Weisungsgemäß ließ Ministerialdirektor von Spindler die Briten wissen, man sei zwar grundsätzlich einverstanden, aber es sei bei einer solchen Vorauszahlung ja wohl kaufmännisch üblich, einen Zinsabschlag zu subtrahieren. Tatsächlich gilt im Geschäftsverkehr eine Abzinsung von etwa sechs Prozent pro Jahr für derartige Vorauszahlungen als angemessen. Die Londoner Experten dagegen hielten nichts davon, ihrem Schatzkanzler nur eine beträchtlich gekürzte Summe heimzubringen. Sie lehnten die deutsche Zinstheorie ab und verlegten sich aufs Handeln.
Als Mister Copleston und seine Begleiter schließlich baten, man möge doch Finanzminister Schäffers Zustimmung zu einer großzügigeren Regelung einholen, kam unter den Vertretern des Bundesfinanzministeriums und des Auswärtigen Amtes eine leichte Verlegenheit auf. Fritz Sehäffer nämlich war just um diese Zeit - ob aus Erholungs- oder taktischen Gründen, blieb dahingestellt - zu einer kurzen wintersportlichen Verschnaufpause in seine bayrische Heimat abgereist.
*Großbritannien hat in Washington um Streichung der am 31. Dezember fälligen Zinszahlung für amerikanische Dollaranleihen nachgesucht und beim internationalen Währungsfonds Antrag auf Ausnutzung seiner Ziehungsrechte (Kreditmöglichkeiten) gestellt. Außerdem wurden die Steuern für Benzin und Dieselöl erhöht, sowie Kürzungen des Budgets und eine Heraufsetzung der Einkommensteuer angekündigt.
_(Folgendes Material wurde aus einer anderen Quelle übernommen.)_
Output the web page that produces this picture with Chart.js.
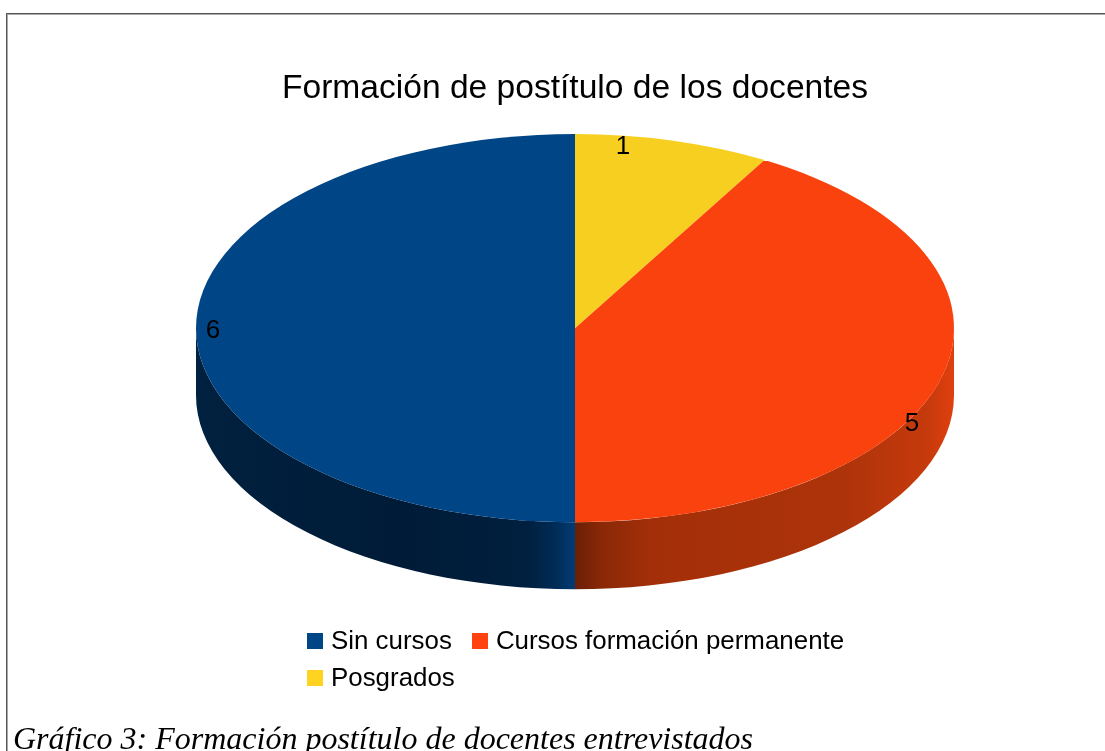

* Der Rückzahlungsbetrag an Frankreich macht insgesamt nur knapp 50 Millionen Mark aus. Auf Wunsch der französischen Regierung wird die Bundesrepublik diese Summe ebenfalls in den nächsten Wochen vorzeitig auszahlen, um Frankreich zu helfen, seine gleichfalls schwer angeschlagenen Finanzen aufzubessern. Eine vorzeitige Rückzahlung der wesentlich höheren US-Nachkriegshilfe ist nicht vorgesehen.